▸ **Task statement**
Take each line containing the word "this" and copy it.

▸ **Provided material**
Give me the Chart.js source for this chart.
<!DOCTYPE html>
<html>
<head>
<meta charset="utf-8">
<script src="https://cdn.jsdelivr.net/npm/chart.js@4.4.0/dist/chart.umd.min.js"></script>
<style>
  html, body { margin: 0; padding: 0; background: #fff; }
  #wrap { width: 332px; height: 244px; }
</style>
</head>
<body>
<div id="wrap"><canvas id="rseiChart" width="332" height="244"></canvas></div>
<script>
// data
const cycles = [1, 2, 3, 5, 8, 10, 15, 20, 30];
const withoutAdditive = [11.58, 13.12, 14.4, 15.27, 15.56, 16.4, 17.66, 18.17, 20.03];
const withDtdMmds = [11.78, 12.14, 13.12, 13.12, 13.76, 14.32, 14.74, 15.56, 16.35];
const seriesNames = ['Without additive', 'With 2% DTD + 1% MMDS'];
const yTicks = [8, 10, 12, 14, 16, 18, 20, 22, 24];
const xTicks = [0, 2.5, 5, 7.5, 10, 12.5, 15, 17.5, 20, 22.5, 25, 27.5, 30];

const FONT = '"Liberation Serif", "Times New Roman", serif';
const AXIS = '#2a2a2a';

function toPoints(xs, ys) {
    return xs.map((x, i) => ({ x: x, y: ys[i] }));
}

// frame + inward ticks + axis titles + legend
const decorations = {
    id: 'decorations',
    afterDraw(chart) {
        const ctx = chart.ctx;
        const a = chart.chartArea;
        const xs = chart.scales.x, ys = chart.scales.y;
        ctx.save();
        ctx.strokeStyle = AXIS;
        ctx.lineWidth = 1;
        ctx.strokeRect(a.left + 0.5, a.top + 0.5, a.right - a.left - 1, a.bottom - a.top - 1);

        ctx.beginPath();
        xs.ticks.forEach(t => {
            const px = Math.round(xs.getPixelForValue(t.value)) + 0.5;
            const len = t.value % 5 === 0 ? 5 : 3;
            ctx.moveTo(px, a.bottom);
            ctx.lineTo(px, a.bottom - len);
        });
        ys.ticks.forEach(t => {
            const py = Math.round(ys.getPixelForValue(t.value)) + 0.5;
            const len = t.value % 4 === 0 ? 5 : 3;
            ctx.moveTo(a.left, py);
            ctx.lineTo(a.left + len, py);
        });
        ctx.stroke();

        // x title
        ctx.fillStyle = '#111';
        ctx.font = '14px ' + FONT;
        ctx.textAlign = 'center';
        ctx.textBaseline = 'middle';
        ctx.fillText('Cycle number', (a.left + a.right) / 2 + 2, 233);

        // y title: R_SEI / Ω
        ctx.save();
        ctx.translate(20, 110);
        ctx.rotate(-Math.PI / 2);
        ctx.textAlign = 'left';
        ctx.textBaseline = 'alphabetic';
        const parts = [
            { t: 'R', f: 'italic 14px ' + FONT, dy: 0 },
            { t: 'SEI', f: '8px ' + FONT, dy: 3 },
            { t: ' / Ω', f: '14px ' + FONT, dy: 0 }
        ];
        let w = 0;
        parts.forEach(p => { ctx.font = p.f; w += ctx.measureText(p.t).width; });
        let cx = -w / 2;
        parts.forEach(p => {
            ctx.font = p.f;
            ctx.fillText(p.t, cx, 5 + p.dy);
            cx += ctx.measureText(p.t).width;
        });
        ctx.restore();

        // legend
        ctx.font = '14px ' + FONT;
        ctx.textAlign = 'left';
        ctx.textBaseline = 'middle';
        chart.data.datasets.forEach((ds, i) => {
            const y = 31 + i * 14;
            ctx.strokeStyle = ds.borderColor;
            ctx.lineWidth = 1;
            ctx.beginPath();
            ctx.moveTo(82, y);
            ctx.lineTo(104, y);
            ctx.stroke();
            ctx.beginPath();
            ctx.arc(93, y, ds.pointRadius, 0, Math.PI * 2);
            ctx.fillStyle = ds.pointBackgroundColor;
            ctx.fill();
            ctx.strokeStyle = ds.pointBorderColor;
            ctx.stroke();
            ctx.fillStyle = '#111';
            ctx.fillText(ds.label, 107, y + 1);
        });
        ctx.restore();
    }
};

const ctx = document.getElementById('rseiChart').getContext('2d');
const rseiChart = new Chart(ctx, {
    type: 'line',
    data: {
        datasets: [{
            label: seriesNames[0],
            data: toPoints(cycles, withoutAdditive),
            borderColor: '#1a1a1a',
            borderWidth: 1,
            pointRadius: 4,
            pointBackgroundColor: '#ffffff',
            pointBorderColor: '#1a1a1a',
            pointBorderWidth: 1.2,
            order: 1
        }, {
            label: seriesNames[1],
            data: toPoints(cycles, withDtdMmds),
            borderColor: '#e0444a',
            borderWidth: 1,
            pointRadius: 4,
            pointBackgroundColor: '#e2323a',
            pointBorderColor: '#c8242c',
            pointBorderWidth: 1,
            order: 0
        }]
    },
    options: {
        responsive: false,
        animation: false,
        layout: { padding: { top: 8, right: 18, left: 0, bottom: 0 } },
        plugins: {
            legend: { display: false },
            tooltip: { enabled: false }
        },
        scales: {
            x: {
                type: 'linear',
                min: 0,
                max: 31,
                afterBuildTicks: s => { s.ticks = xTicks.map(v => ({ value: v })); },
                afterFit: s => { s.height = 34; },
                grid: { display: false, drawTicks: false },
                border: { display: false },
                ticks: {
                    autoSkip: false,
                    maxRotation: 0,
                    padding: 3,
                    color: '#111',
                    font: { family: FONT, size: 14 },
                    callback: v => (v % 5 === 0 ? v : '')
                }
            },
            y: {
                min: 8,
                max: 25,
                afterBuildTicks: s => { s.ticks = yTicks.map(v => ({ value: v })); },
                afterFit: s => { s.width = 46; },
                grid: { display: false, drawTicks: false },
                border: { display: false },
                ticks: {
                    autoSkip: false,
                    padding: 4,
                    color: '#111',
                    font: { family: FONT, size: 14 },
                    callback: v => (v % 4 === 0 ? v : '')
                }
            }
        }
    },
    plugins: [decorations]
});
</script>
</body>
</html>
==
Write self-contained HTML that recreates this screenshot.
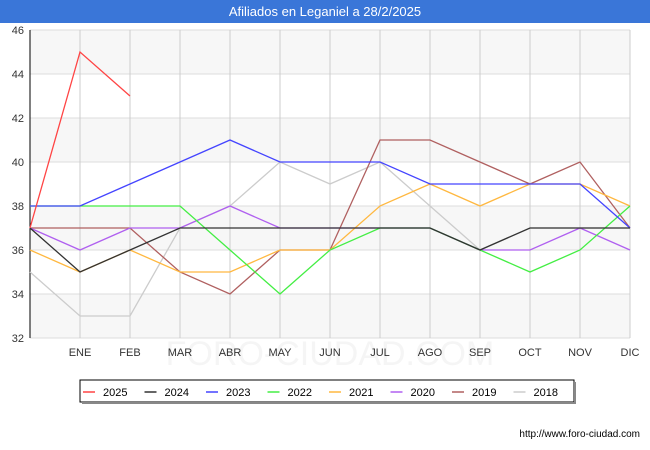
...
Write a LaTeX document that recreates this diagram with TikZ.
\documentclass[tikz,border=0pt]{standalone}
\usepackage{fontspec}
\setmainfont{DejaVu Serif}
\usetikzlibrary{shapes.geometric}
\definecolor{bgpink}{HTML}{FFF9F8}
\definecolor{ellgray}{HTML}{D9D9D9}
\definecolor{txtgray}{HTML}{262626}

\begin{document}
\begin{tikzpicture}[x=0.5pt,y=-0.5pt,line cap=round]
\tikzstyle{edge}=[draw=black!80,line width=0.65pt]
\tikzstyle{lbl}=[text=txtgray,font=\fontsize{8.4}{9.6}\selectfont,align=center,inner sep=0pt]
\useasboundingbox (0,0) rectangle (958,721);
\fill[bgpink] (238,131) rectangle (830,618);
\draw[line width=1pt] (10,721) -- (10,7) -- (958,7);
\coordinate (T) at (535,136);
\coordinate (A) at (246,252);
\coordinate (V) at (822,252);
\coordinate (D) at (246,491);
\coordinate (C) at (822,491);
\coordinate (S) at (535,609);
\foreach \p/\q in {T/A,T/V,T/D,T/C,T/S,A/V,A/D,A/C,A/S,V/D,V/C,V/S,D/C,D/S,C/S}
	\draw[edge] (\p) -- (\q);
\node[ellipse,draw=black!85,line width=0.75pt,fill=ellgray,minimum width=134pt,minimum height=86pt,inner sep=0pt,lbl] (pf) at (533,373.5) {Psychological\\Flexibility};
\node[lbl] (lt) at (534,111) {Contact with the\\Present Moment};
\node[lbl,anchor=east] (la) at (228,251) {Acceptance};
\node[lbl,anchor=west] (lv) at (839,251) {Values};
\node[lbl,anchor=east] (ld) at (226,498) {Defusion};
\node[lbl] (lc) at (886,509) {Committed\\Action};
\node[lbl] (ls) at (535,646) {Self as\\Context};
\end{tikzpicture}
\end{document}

▸ **The completed task**
Give me the Chart.js source for this chart.
Write self-contained HTML that recreates this screenshot.
Write a LaTeX document that recreates this diagram with TikZ.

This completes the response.